While it’s clear from Chicago’s Transit Oriented Development (TOD) boom that access to public transportation is highly valued among younger renters choosing to forgo car ownership, how exactly does proximity to transit effect pricing for homebuyers? By skimming real estate listing notes it’s pretty obvious that transit is a selling point, but to what actual extent does it move the needle?

To answer this question, Redfin has taken sale prices of more than one million homes sold between January 2014 and April 2016 across 14 major metro areas and correlated the data with an incremental increase in so-called “Transit Score.”

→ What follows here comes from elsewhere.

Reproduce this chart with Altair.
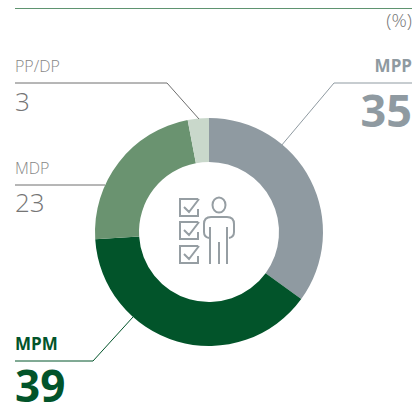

Similar to the Walk Score metric used to measure the walkability of an area, the Transit Score is a 1 through 100 ranking scale that measures the usefulness and convenience of public transportation—be it bus, subway, light rail, cablecar, ferry, or water taxi—near any given location.

In the Chicago metro area, the Redfin report found that one additional point of Transit Score increased the value of a home by 0.79%, or on average $1,731 per point based on median home price. That means that in Chicago, a home with a transit score of 85 would fetch a significant 7.9% price premium over a similar nearby home with a lower transit score of 75.

“Transit is an important building block to economic mobility,” explained Redfin chief economist Nela Richardson. “The more that cities invest in good transit the bigger financial impact for homeowners and the better access families of all incomes have to jobs and public amenities. Transit is an economic win-win for communities.”

While Chicago’s 7.9% figure didn’t quite match the higher premiums that transit-friendly homes in markets such as Boston, Seattle, Atlanta, and Washington DC were seeing, the Windy City was close to the upper end of the spectrum among the 14 metros surveyed.

Conversely, in places like Phoenix and San Diego, the per median sale price gains were not nearly as dramatic. California’s Orange County was an extreme outlier with an increase in access to public transit resulting in a negative—albeit small—effect on comparative home values.